Remarkably, the Americans nearly won the game in the final seconds of regulation added-on time.  Substitute Chris Wondolowski, a natural poacher, latched onto the ball in a goalmouth scramble but put his shot over the bar in an effort to lift it over sprawling Belgian goalkeeper Thibaut Courtois.  [July 1]

Comment:  Now, following the handwringing, the postmortems start.  Americans caught World Cup fever in a big way for the first time.  But the Belgian police banged on the door and broke up their party, and they want the next party to last beyond midnight.
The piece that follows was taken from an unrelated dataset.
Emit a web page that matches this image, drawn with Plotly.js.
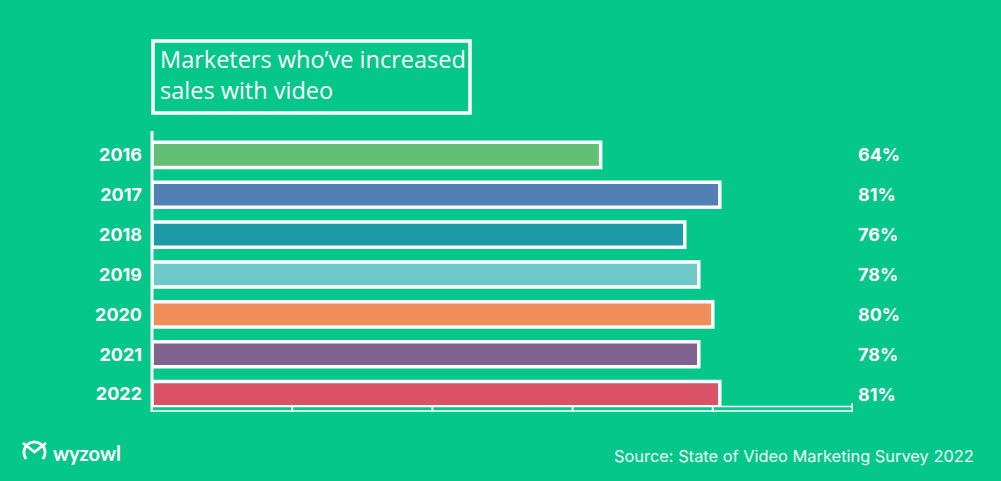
<!DOCTYPE html>
<html>
<head>
<meta charset="utf-8">
<script src="https://cdn.plot.ly/plotly-3.0.1.min.js"></script>
<style>
  html, body { margin: 0; padding: 0; background: #04C789; }
  #chart { width: 1001px; height: 481px; }
</style>
</head>
<body>
<div id="chart"></div>
<script>
const years = ["2016", "2017", "2018", "2019", "2020", "2021", "2022"];
const values = [64, 81, 76, 78, 80, 78, 81];
const valueLabels = ["64%", "81%", "76%", "78%", "80%", "78%", "81%"];
const barColors = ["#62BF74", "#5280B4", "#1E9AA6", "#6FC8C9", "#F18D59", "#80628F", "#D95265"];
const xTicks = [0, 20, 40, 60, 80, 100];

const BG = "#04C789";
const W = 1001, H = 481;
const M = { l: 152, r: 148, t: 135, b: 67 };
const PW = W - M.l - M.r, PH = H - M.t - M.b;
const px = x => (x - M.l) / PW;         // pixel x -> paper x
const py = y => (H - M.b - y) / PH;     // pixel y -> paper y

const trace = {
  type: "bar",
  orientation: "h",
  y: years,
  x: values,
  marker: { color: barColors, line: { color: "#FFFFFF", width: 3.5 } },
  hoverinfo: "none"
};

const annotations = valueLabels.map((t, i) => ({
  xref: "paper", yref: "y", x: px(856), y: i, xanchor: "left", yanchor: "middle",
  text: t, showarrow: false,
  font: { family: "Inter, Roboto, sans-serif", size: 18, color: "#FFFFFF", weight: 700 }
}));

annotations.push({
  xref: "paper", yref: "paper", x: px(158), y: py(41), xanchor: "left", yanchor: "top", align: "left",
  text: "Marketers who’ve increased<br>sales with video", showarrow: false,
  font: { family: "Open Sans, Noto Sans, sans-serif", size: 23.5, color: "#FFFFFF" }
});
annotations.push({
  xref: "paper", yref: "paper", x: px(51), y: py(453), xanchor: "left", yanchor: "middle",
  text: "<b>wyzowl</b>", showarrow: false,
  font: { family: "Lato, Inter, sans-serif", size: 20, color: "#FFFFFF" }
});
annotations.push({
  xref: "paper", yref: "paper", x: px(976), y: py(456), xanchor: "right", yanchor: "middle",
  text: "Source: State of Video Marketing Survey 2022", showarrow: false,
  font: { family: "Inter, sans-serif", size: 16.4, color: "#F2FFF9" }
});

const shapes = [];
// title box
shapes.push({ type: "rect", xref: "paper", yref: "paper", x0: px(153), x1: px(470), y0: py(113), y1: py(41),
  line: { color: "#FFFFFF", width: 3.5 }, fillcolor: "rgba(0,0,0,0)", layer: "above" });
// y axis line
shapes.push({ type: "line", xref: "paper", yref: "paper", x0: px(152), x1: px(152), y0: py(131), y1: py(412),
  line: { color: "#FFFFFF", width: 3 }, layer: "above" });
// x axis (double line)
shapes.push({ type: "rect", xref: "x", yref: "paper", x0: xTicks[0], x1: xTicks[xTicks.length - 1], y0: py(411), y1: py(406.5),
  line: { color: "#FFFFFF", width: 1.6 }, fillcolor: BG, layer: "above" });
// ticks
xTicks.slice(1).forEach((v, i, arr) => {
  const last = i === arr.length - 1;
  shapes.push({ type: "line", xref: "x", yref: "paper", x0: v, x1: v, y0: py(last ? 403 : 406), y1: py(411.5),
    line: { color: "#FFFFFF", width: last ? 3 : 2 }, layer: "above" });
});
// logo icon
const ix = 23, iy = 443;
shapes.push({ type: "path", xref: "paper", yref: "paper",
  path: `M ${px(ix)},${py(iy)} L ${px(ix+11.5)},${py(iy+9)} L ${px(ix+23)},${py(iy)}`,
  line: { color: "#FFFFFF", width: 2.8 } });
(function () {
  const cx = ix + 11.5, cy = iy + 9.5, r = 10.5;
  let d = "";
  for (let k = 0; k <= 40; k++) {
    const a = (-128 + (256 * k) / 40) * Math.PI / 180;
    const X = cx - r * Math.sin(a);
    const Y = cy - r * Math.cos(a);
    d += (k === 0 ? "M " : " L ") + px(X) + "," + py(Y);
  }
  shapes.push({ type: "path", xref: "paper", yref: "paper", path: d, line: { color: "#FFFFFF", width: 2.8 } });
})();

const layout = {
  width: W, height: H,
  margin: M,
  paper_bgcolor: BG, plot_bgcolor: BG,
  showlegend: false,
  bargap: 0.37,
  xaxis: { range: [0, 100], showgrid: false, zeroline: false, showticklabels: false, showline: false, fixedrange: true },
  yaxis: {
    type: "category", range: [years.length - 0.5, -0.5], autorange: false,
    showgrid: false, zeroline: false, showline: false,
    ticks: "", ticklabelstandoff: 9,
    tickfont: { family: "Inter, Roboto, sans-serif", size: 18, color: "#FFFFFF", weight: 700 }
  },
  annotations: annotations,
  shapes: shapes
};

Plotly.newPlot("chart", [trace], layout, { staticPlot: true, displayModeBar: false });
</script>
</body>
</html>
How can the U.S. get better and go farther at Russia 2018 (the team’s qualification being a given)?  A stronger Major League Soccer?  An expanded U.S. academy program developing more and more young talent?  The U.S. goal will soon be in the capable hands of Brad Guzan–unless the unpredictable Juergen Klinsmann tries to make Howard, now 35, the USA’s answer to Dino Zoff.  DaMarcus Beasley isn’t likely to play in a fifth World Cup, so there is a need for a left back, and forward Clint Dempsey will be 35 in four years.  Whether it’s Besler or Omar Gonzalez or Geoff Cameron or a newcomer in the central defense, Klinsmann needs to find the right duo and stick with it.  And the midfield must somehow get better without a Xavi or Andres Iniesta on the horizon.
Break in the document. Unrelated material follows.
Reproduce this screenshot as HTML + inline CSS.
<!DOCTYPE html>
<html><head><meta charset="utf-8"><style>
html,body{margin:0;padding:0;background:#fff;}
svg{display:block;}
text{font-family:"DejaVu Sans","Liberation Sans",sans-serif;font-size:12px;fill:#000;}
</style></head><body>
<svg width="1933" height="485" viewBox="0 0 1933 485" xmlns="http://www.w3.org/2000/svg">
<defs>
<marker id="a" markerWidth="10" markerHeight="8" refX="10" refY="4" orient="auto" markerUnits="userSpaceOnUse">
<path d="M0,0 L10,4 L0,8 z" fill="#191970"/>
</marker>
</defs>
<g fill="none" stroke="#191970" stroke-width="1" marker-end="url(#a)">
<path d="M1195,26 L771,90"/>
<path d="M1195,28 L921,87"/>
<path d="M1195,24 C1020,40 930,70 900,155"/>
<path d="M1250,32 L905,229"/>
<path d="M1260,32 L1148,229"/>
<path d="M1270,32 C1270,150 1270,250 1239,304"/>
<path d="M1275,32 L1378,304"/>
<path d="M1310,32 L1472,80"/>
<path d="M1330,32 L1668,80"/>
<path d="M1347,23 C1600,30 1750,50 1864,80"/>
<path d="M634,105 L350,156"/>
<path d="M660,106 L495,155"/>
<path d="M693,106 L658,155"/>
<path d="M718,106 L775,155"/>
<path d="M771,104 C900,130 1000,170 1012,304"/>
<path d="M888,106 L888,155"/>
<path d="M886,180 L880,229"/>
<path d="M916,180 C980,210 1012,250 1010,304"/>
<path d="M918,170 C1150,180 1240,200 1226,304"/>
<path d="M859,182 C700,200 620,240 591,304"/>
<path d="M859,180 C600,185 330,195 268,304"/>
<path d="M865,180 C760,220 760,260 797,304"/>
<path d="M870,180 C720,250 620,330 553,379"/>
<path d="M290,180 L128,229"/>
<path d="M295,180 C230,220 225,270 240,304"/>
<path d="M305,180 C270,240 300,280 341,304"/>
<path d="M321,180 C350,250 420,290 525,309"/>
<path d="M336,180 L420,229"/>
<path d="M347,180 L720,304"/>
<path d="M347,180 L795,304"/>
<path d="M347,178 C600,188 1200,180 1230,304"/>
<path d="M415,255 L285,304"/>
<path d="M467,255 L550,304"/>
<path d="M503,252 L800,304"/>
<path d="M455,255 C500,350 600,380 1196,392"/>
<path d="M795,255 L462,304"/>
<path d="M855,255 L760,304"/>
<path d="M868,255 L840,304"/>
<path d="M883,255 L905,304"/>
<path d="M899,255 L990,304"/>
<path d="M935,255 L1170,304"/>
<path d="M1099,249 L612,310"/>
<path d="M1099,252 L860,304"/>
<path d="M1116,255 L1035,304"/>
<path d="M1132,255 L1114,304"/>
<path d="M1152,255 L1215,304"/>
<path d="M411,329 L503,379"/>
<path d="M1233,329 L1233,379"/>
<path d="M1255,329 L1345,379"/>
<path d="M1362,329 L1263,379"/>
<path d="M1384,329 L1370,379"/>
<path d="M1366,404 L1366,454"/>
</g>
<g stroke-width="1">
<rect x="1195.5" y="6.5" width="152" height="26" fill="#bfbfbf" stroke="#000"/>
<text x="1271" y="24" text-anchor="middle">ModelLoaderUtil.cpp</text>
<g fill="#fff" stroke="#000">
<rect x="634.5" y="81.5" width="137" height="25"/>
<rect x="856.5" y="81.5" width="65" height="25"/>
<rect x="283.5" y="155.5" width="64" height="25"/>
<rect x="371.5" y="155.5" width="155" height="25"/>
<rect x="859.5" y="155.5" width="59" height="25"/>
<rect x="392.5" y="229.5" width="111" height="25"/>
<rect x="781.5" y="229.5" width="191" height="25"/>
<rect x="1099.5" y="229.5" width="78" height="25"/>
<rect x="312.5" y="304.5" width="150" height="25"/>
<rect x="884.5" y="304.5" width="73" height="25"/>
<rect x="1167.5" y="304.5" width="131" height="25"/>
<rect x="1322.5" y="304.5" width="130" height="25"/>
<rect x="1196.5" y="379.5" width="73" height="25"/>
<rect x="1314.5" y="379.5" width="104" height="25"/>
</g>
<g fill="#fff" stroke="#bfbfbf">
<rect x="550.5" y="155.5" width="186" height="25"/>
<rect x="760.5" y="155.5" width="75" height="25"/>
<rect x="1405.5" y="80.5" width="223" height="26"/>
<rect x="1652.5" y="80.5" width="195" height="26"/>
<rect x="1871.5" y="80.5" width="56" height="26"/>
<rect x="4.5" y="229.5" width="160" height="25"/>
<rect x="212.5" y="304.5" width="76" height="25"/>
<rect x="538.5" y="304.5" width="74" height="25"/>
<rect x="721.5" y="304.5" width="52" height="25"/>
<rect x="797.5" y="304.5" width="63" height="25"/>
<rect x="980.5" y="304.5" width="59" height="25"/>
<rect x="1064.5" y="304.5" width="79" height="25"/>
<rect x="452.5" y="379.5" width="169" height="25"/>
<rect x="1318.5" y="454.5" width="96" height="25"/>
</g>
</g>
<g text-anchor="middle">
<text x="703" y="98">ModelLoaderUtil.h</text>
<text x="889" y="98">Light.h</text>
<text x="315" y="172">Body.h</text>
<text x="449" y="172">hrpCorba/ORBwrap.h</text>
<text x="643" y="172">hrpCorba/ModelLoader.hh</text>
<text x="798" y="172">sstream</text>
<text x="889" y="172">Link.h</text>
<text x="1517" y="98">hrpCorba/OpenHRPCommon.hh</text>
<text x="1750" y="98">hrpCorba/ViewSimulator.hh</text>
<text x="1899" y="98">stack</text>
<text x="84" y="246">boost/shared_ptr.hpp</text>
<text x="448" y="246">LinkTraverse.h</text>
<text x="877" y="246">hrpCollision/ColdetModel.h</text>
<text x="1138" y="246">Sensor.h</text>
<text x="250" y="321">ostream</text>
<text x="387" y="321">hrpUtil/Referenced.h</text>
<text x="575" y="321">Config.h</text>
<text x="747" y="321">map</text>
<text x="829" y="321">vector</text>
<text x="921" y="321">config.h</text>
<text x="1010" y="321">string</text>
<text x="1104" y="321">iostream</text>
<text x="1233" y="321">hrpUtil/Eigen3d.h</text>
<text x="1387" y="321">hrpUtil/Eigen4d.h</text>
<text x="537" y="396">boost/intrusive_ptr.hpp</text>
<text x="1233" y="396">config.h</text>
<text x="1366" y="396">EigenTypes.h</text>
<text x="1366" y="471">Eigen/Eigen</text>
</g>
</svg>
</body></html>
Who knows if a “Group of Death” awaits the U.S. if it reaches Russia.  And if it reaches the second round there, will its opponent be Belgium, or a side like Ghana (2010), or Mexico (2002) … or Brazil (1994).  But it is a sure thing that the U.S. will be better–by how much is unknown, but it will be better.
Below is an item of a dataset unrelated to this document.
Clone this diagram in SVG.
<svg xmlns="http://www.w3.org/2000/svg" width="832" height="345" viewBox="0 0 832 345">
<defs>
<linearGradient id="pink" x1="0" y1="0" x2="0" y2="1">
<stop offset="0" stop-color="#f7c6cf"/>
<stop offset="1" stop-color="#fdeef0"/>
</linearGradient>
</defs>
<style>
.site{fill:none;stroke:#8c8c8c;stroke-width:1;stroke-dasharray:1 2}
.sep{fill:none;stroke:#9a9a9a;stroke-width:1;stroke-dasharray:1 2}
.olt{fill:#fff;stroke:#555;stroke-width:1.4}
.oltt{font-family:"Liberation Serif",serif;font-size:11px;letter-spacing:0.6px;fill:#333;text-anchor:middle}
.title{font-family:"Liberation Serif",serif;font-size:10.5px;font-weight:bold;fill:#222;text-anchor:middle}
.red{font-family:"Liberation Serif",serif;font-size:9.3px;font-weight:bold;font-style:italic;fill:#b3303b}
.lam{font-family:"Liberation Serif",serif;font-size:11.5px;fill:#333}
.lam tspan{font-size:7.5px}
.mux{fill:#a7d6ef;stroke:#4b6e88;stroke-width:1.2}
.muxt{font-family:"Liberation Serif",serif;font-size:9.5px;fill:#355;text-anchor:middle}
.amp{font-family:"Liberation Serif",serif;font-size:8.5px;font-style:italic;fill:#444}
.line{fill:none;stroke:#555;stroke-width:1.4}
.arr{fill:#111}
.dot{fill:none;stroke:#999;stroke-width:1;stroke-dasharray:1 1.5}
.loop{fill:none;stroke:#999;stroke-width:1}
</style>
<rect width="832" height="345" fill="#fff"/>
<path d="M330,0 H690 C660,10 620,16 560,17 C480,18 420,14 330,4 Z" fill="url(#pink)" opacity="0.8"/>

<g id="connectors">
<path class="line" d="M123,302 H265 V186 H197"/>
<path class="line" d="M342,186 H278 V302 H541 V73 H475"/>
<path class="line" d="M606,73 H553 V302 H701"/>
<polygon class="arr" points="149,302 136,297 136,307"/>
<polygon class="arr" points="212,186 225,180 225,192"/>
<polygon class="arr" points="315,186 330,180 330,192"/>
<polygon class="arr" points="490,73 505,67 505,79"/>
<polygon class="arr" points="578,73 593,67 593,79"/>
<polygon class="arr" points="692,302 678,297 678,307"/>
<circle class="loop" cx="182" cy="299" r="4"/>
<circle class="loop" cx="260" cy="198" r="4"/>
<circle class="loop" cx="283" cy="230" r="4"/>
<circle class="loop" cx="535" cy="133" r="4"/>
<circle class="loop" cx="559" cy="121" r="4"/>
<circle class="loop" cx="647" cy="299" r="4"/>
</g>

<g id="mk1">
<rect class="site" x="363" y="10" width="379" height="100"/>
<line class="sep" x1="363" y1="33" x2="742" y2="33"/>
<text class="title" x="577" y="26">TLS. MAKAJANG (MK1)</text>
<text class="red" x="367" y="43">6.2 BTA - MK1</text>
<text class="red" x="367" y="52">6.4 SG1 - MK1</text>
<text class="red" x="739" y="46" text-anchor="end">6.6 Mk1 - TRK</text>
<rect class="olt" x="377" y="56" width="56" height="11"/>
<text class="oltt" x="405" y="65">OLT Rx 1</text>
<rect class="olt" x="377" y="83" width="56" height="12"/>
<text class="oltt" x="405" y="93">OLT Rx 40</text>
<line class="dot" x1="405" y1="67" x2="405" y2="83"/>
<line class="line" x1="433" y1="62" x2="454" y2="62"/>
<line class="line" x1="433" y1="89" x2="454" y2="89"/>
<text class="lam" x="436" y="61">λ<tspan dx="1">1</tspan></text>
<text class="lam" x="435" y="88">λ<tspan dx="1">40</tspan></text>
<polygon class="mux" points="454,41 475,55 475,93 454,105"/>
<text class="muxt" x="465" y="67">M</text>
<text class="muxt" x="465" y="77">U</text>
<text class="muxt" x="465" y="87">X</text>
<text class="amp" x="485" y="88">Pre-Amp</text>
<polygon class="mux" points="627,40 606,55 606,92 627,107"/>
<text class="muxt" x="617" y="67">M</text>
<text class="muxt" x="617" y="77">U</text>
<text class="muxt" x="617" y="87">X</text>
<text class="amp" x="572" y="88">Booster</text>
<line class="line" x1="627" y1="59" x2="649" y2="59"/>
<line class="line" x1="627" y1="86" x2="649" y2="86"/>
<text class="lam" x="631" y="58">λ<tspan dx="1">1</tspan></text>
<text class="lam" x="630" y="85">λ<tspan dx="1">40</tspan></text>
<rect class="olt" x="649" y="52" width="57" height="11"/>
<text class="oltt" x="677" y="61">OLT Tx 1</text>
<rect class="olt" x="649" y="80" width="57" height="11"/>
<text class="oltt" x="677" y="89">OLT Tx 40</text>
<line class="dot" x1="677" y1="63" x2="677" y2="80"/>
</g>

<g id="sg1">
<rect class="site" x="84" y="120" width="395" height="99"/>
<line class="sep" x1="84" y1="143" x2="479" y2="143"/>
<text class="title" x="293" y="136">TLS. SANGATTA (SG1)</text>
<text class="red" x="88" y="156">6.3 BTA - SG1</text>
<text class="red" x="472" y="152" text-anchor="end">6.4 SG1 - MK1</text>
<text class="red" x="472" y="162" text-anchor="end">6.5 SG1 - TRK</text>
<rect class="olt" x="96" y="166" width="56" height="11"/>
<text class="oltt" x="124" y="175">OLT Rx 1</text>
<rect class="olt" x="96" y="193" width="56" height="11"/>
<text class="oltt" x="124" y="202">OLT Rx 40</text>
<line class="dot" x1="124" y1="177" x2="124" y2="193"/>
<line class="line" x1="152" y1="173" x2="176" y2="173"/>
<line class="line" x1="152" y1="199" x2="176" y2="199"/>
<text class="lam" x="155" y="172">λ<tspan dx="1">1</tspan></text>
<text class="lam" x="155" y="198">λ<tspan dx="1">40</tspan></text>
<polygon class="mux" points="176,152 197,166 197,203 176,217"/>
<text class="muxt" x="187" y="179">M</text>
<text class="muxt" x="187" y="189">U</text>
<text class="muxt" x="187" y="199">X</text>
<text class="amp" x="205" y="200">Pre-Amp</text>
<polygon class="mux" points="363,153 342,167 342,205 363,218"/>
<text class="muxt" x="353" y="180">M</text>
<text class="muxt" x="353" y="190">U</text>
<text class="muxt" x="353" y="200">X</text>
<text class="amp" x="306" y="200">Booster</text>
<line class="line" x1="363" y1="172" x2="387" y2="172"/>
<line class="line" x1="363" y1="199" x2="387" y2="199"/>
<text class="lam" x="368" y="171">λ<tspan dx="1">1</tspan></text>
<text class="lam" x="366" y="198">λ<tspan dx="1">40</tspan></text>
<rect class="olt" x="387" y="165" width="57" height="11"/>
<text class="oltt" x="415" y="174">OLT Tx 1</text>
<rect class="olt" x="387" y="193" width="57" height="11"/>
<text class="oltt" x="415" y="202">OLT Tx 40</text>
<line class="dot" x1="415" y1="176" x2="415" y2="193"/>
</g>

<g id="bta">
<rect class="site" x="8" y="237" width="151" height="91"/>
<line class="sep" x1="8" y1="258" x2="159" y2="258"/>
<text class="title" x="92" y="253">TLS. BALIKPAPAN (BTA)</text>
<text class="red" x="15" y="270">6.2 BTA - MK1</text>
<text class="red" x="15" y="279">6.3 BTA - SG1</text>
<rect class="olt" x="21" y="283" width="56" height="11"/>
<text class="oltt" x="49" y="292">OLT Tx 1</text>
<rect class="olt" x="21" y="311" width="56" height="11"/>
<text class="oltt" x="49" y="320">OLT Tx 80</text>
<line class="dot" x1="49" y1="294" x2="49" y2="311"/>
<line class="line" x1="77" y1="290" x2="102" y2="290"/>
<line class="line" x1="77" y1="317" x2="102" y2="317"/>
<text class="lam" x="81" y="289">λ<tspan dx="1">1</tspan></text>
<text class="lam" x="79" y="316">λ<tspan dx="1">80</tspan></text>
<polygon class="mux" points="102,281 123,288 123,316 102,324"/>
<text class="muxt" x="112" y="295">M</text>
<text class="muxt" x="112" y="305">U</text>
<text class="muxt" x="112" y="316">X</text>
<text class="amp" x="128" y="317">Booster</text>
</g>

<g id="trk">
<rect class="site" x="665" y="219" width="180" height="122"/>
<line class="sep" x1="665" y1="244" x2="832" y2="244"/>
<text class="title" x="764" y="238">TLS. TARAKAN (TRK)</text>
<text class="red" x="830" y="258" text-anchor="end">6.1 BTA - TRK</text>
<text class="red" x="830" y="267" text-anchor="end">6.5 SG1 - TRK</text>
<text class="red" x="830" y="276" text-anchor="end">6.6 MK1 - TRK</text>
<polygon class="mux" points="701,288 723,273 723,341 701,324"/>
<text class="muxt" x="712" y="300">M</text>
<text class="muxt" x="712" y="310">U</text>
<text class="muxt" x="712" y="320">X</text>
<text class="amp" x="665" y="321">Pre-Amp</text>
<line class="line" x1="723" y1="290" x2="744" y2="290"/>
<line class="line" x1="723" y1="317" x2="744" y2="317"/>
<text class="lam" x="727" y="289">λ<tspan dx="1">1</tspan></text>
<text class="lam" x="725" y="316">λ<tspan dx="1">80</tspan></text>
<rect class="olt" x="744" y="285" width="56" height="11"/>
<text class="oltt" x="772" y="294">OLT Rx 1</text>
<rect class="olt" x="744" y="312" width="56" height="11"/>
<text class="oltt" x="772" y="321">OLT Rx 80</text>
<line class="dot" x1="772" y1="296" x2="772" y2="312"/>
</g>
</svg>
The U.S. is nowhere near reaching its considerable potential.  Participation figures that exceed 20 million and our soccer infrastructure say so.  There’s also that intangible, the slowly continuing evolution of the soccer culture here.  Since the Pele Generation of the 1970s, the sport has improved on the grassroots level by leaps and bounds–and, admittedly, sometimes by small increments–but it has improved, and that improvement goes on uninterrupted .  Compare that, then, with countries where soccer is well-established and yet the fortunes of the national team waxes and wanes, like Belgium.  Or Chile, or Portugal, or Uruguay, or Romania, or Holland, or Norway, or Colombia, or Costa Rica, or Paraguay, or Sweden, or the remnants of the former Soviet Union or former Czechoslovakia.  Most are left awaiting the emergence of its next “golden generation,” which may require several generations of waiting.  A nation like Spain played in the first World Cup in 1930 and didn’t win one for 80 years.  Hungary peaked in the early 1950s with one of the greatest teams ever and has been mostly an international soccer afterthought since.

The U.S. isn’t any of those nations.  Plot the national team’s progress on a graph and the red line continues upward, sometimes sharply (Korea/Japan ’02), sometimes not (France ’98).  It’s why many of the countries in the soccer-playing world would trade their past and present for the USA’s future in a heartbeat.